Sunday, February 15, 2009

INTRODUCTION: HEY TIGER--LET ME TELL YOU 'BOUT MY BIRDIE AT 12...

Imagine holding a friendly 36-hole golf tournament at your local course and Tiger Woods shows up. Vijay Singh appears, too, along with Ernie Els and Phil Mickelson.

Imagine that you were included, too, playing alongside your PGA Tour heros. Imagine yourself at the 19th hole, sitting around the clubhouse swapping stories with your new-found golf buds: "Hey Tiger, let me tell you about my birdie on 12..."
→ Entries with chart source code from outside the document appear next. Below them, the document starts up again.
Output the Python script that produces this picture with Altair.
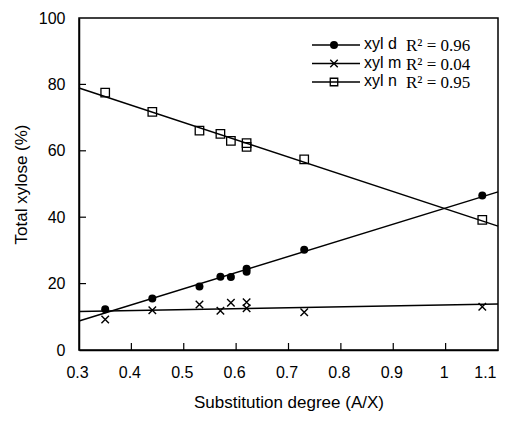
import altair as alt
import pandas as pd

# ---- data ----
sub_degree = [0.35, 0.44, 0.53, 0.57, 0.59, 0.62, 0.62, 0.73, 1.07]
xyl_d = [12.3, 15.5, 19.1, 22.1, 22.0, 23.6, 24.5, 30.2, 46.5]
xyl_m = [9.2, 12.0, 13.7, 11.8, 14.2, 14.4, 12.6, 11.4, 13.0]
xyl_n = [77.5, 71.7, 66.1, 65.1, 63.0, 62.3, 61.2, 57.4, 39.2]

series_names = ["xyl d", "xyl m", "xyl n"]
r2_labels = ["R\u00b2 = 0.96", "R\u00b2 = 0.04", "R\u00b2 = 0.95"]

x_ticks = [0.3, 0.4, 0.5, 0.6, 0.7, 0.8, 0.9, 1.0, 1.1]
y_ticks = [0, 20, 40, 60, 80, 100]
x_inner_ticks = [0.4, 0.5, 0.6, 0.7, 0.8, 0.9, 1.0]
y_inner_ticks = [20, 40, 60, 80]

rows = []
for name, vals in zip(series_names, [xyl_d, xyl_m, xyl_n]):
    for xv, yv in zip(sub_degree, vals):
        rows.append({"x": xv, "y": yv, "series": name})
df = pd.DataFrame(rows)

W, H = 419, 332
FONT = "Liberation Sans"
SERIF = "Liberation Serif"

xscale = alt.Scale(domain=[0.3, 1.1], nice=False, zero=False)
yscale = alt.Scale(domain=[0, 100], nice=False)

xaxis = alt.Axis(values=x_ticks, format=".2~f", title="Substitution degree (A/X)",
                 ticks=False, domain=True, domainColor="black", domainWidth=1.5,
                 grid=False, labelPadding=14, titlePadding=14, labelFlush=False,
                 labelAlign=alt.ConditionalAxisLabelAlign(
                     condition={"test": "datum.value > 1.05", "value": "right"}, value="center"),
                 labelOffset=-2,
                 labelFont=FONT, labelFontSize=16, labelColor="black",
                 titleFont=FONT, titleFontSize=17, titleFontWeight="normal", titleColor="black")
yaxis = alt.Axis(values=y_ticks, title="Total xylose (%)", ticks=False, domain=True,
                 domainColor="black", domainWidth=1.5,
                 grid=False, labelPadding=14, titlePadding=8, labelFlush=False,
                 labelFont=FONT, labelFontSize=16, labelColor="black",
                 titleFont=FONT, titleFontSize=17, titleFontWeight="normal", titleColor="black")

X = lambda f: alt.X(f, scale=xscale, axis=xaxis)
Y = lambda f: alt.Y(f, scale=yscale, axis=yaxis)

base = alt.Chart(df)

lines = base.transform_regression(
    "x", "y", groupby=["series"], extent=[0.3, 1.1]
).mark_line(color="black", strokeWidth=1.5).encode(
    x=X("x:Q"), y=Y("y:Q"), detail="series:N",
)

CROSS = "M-1,-1L1,1M-1,1L1,-1"

pts_d = base.transform_filter(alt.datum.series == "xyl d").mark_point(
    shape="circle", filled=True, size=64, color="black", opacity=1
).encode(x=X("x:Q"), y=Y("y:Q"))

pts_m = base.transform_filter(alt.datum.series == "xyl m").mark_point(
    shape=CROSS, filled=False, size=56, color="black", strokeWidth=1.4, opacity=1
).encode(x=X("x:Q"), y=Y("y:Q"))

pts_n = base.transform_filter(alt.datum.series == "xyl n").mark_point(
    shape="square", filled=False, size=72, color="black", strokeWidth=1.3, opacity=1
).encode(x=X("x:Q"), y=Y("y:Q"))

# inward tick marks
xt = alt.Chart(pd.DataFrame({"x": x_inner_ticks})).mark_rule(color="black", strokeWidth=1.2).encode(
    x=X("x:Q"), y=alt.value(H), y2=alt.value(H - 7))
yt = alt.Chart(pd.DataFrame({"y": y_inner_ticks})).mark_rule(color="black", strokeWidth=1.2).encode(
    y=Y("y:Q"), x=alt.value(0), x2=alt.value(7))

# manual legend
legend_layers = []
marker_specs = [
    dict(shape="circle", filled=True, size=64, strokeWidth=1),
    dict(shape=CROSS, filled=False, size=56, strokeWidth=1.4),
    dict(shape="square", filled=False, size=56, strokeWidth=1.3),
]
for i, (name, r2, ms) in enumerate(zip(series_names, r2_labels, marker_specs)):
    ly = 27 + 18.5 * i
    d = pd.DataFrame({"name": [name], "r2": [r2]})
    legend_layers.append(alt.Chart(d).mark_rule(color="black", strokeWidth=1.4).encode(
        x=alt.value(233), x2=alt.value(281), y=alt.value(ly)))
    legend_layers.append(alt.Chart(d).mark_point(color="black", opacity=1, **ms).encode(
        x=alt.value(255), y=alt.value(ly)))
    legend_layers.append(alt.Chart(d).mark_text(
        align="left", baseline="middle", font=FONT, fontSize=16, color="black"
    ).encode(x=alt.value(285), y=alt.value(ly - 1), text="name:N"))
    legend_layers.append(alt.Chart(d).mark_text(
        align="left", baseline="middle", font=SERIF, fontSize=17, color="black"
    ).encode(x=alt.value(327), y=alt.value(ly + 1), text="r2:N"))

chart = alt.layer(lines, xt, yt, pts_d, pts_m, pts_n, *legend_layers).properties(
    width=W, height=H,
    background="white",
    autosize=alt.AutoSizeParams(type="none"),
    padding={"left": 71, "top": 10, "right": 2, "bottom": 63},
).configure_view(
    stroke="black", strokeWidth=1.5
)

chart.save("out.html", embed_options={"renderer": "svg", "actions": False})
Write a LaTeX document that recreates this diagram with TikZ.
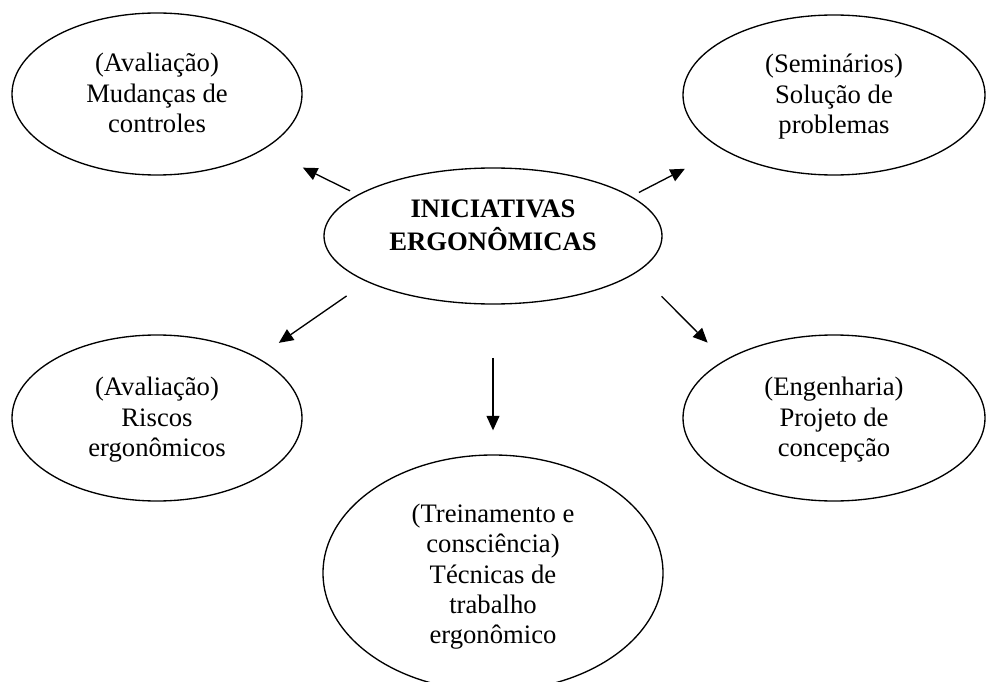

Sounds pretty far-fetched, doesn't it? Yet for five years in the mid-1960s (1962-66), many of the top pro golfers in the world did come to Lynn Haven's Panama Country Club for a two-day event known as the Little Tournament of Champions.
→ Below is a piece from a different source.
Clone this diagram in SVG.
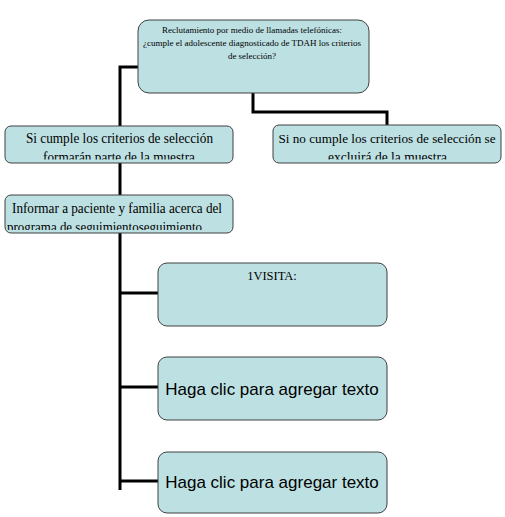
<svg xmlns="http://www.w3.org/2000/svg" width="505" height="517" viewBox="0 0 505 517">
<style>
.box{fill:#BDE0E3;stroke:#404040;stroke-width:1}
.conn{fill:none;stroke:#000;stroke-width:3}
.serif{font-family:"Liberation Serif","Times New Roman",serif;fill:#000}
.sans{font-family:"Liberation Sans",Arial,sans-serif;fill:#000}
.t15{font-size:15px}
</style>
<defs>
<clipPath id="c1"><rect x="5" y="126" width="228" height="33.5"/></clipPath>
<clipPath id="c2"><rect x="273" y="146" width="228" height="13.5"/></clipPath>
<clipPath id="c3"><rect x="5" y="215" width="228" height="15"/></clipPath>
</defs>
<rect width="505" height="517" fill="#fff"/>
<g id="connectors">
<path class="conn" d="M138,67 H120 V490"/>
<path class="conn" d="M253,93 V112 H387 V125"/>
<path class="conn" d="M120,293 H158"/>
<path class="conn" d="M120,387 H158"/>
<path class="conn" d="M120,481 H158"/>
</g>
<g id="top">
<rect class="box" x="138" y="20" width="231" height="73" rx="11"/>
<text class="serif" font-size="9" text-anchor="middle"><tspan x="252" y="33">Reclutamiento por medio de llamadas telefónicas:</tspan><tspan x="252" y="46">¿cumple el adolescente diagnosticado de TDAH  los criterios</tspan><tspan x="252" y="59">de selección?</tspan></text>
</g>
<g id="si">
<rect class="box" x="5" y="126" width="228" height="37" rx="6"/>
<text class="serif t15" x="26" y="143" textLength="187" lengthAdjust="spacingAndGlyphs">Si cumple los criterios de selección</text>
<text class="serif t15" x="43" y="162" textLength="152" lengthAdjust="spacingAndGlyphs" clip-path="url(#c1)">formarán parte de la muestra</text>
</g>
<g id="no">
<rect class="box" x="273" y="125" width="228" height="38" rx="6"/>
<text class="serif" font-size="13.2" x="387" y="143" text-anchor="middle">Si no cumple los criterios de selección se</text>
<text class="serif t15" x="328" y="162" textLength="119" lengthAdjust="spacingAndGlyphs" clip-path="url(#c2)">excluirá de la muestra</text>
</g>
<g id="informar">
<rect class="box" x="5" y="195" width="228" height="38" rx="6"/>
<text class="serif t15" x="12" y="213" textLength="210" lengthAdjust="spacingAndGlyphs">Informar a paciente y familia acerca del</text>
<text class="serif t15" x="7" y="232" textLength="195" lengthAdjust="spacingAndGlyphs" clip-path="url(#c3)">programa de seguimientoseguimiento</text>
</g>
<g id="visita1">
<rect class="box" x="158" y="263" width="229" height="63" rx="9"/>
<text class="serif" font-size="12.5" text-anchor="middle" x="272" y="280">1VISITA:</text>
</g>
<g id="visita2">
<rect class="box" x="158" y="357" width="229" height="63" rx="9"/>
<text class="sans" font-size="17" text-anchor="middle" x="272" y="395">Haga clic para agregar texto</text>
</g>
<g id="visita3">
<rect class="box" x="158" y="452" width="229" height="61" rx="9"/>
<text class="sans" font-size="17" text-anchor="middle" x="272" y="488">Haga clic para agregar texto</text>
</g>
</svg>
Of course, their names weren't Woods, Singh, Els, or Mickelson. Instead you had U.S. Open winner Tommy Bolt, Masters and U.S. Open champ Cary Middlecoff, and British Open champ "Champagne" Tony Lema. Even the great Slammin' Sammy Snead, the winningest pro in the history of the game, made an appearance.
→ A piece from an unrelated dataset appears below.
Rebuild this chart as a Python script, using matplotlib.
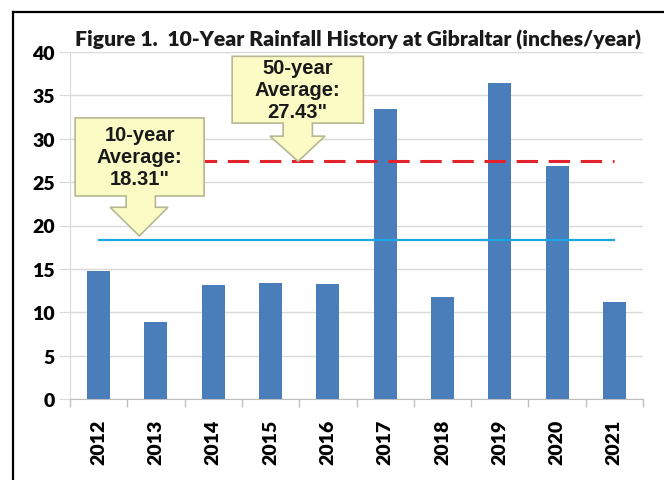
import matplotlib
matplotlib.use("Agg")
import matplotlib.pyplot as plt
from matplotlib.patches import Polygon
from matplotlib.lines import Line2D

years = ["2012", "2013", "2014", "2015", "2016", "2017", "2018", "2019", "2020", "2021"]
rainfall = [14.8, 8.9, 13.1, 13.4, 13.2, 33.4, 11.8, 36.4, 26.9, 11.2]
avg10 = 18.31
avg50 = 27.43
yticks = [0, 5, 10, 15, 20, 25, 30, 35, 40]
title = "Figure 1.  10-Year Rainfall History at Gibraltar (inches/year)"
label10 = '10-year\nAverage:\n18.31"'
label50 = '50-year\nAverage:\n27.43"'

W, H = 664, 481
fig = plt.figure(figsize=(W / 100, H / 100), dpi=100)
fig.patch.set_facecolor("white")

ax = fig.add_axes([70 / W, 1 - 400 / H, 573 / W, 347 / H])
x = list(range(len(years)))
ax.bar(x, rainfall, width=0.4, color="#4A7EBB", zorder=3)
ax.set_xlim(-0.5, len(years) - 0.5)
ax.set_ylim(0, 40)

ax.set_yticks(yticks)
ax.set_yticklabels([str(v) for v in yticks], fontfamily="Lato", fontweight="heavy", fontsize=14)
ax.yaxis.grid(True, color="#D9D9D9", linewidth=1.0, zorder=0)
ax.tick_params(axis="y", length=8, color="#D9D9D9", pad=3)

ax.set_xticks(x)
ax.set_xticklabels(years, rotation=90, fontfamily="Lato", fontweight="heavy", fontsize=14)
ax.tick_params(axis="x", length=0, pad=14)
ax.set_xticks([i - 0.5 for i in range(len(years) + 1)], minor=True)
ax.tick_params(axis="x", which="minor", length=6, color="#BFBFBF", width=1)

for s in ["top", "right"]:
    ax.spines[s].set_visible(False)
ax.spines["left"].set_color("#D9D9D9")
ax.spines["bottom"].set_color("#BFBFBF")

# average lines
ax.plot([0, len(years) - 1], [avg10, avg10], color="#1AA7E4", linewidth=1.6, zorder=4)
ax.plot([0, len(years) - 1], [avg50, avg50], color="#E2232B", linewidth=2.2,
        dashes=(7, 3.5), zorder=4)


def callout(ax, box, stem, shoulder, head, tip, text):
    bx0, bx1, by0, by1 = box
    sx0, sx1 = stem
    hx0, hx1 = head
    tx, ty = tip
    pts = [(bx0, by1), (bx1, by1), (bx1, by0), (sx1, by0), (sx1, shoulder),
           (hx1, shoulder), (tx, ty), (hx0, shoulder), (sx0, shoulder),
           (sx0, by0), (bx0, by0)]
    ax.add_patch(Polygon(pts, closed=True, facecolor="#FBFBC6", edgecolor="#B7B793",
                         linewidth=1.2, zorder=6, clip_on=False))
    ax.text((bx0 + bx1) / 2, (by0 + by1) / 2, text, ha="center", va="center",
            fontfamily="Liberation Sans", fontweight="bold", fontsize=14.5,
            linespacing=1.2, color="#1A1A1A", zorder=7)


callout(ax, (-0.41, 1.84, 23.4, 32.4), (0.48, 0.99), 22.1, (0.20, 1.21), (0.71, 18.8), label10)
callout(ax, (2.33, 4.62, 31.8, 39.5), (3.22, 3.73), 30.3, (2.99, 3.95), (3.48, 27.4), label50)

fig.text(358 / W, 1 - 40 / H, title, ha="center", va="center",
         fontfamily="Lato", fontweight="heavy", fontsize=15.2, color="#1A1A1A")

# outer frame
fig.add_artist(Line2D([12.5 / W, 1.0], [1 - 12.5 / H, 1 - 12.5 / H], color="black", linewidth=1.6))
fig.add_artist(Line2D([12.5 / W, 12.5 / W], [0.0, 1 - 12.5 / H], color="black", linewidth=1.6))

fig.savefig("out.png", dpi=100)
And there were dozens of others, winners of prestigious tournaments and Ryder Cup veterans.

Three decades have passed since the final LTOC was held. Some of the participants are no longer with us. For others associated with the event, memories have begun to fade. Perhaps a trip back into time is in order, to Bay County in the 1960s, to a time when Panama Country Club became--for two brief days each year--the center of professional golf's universe.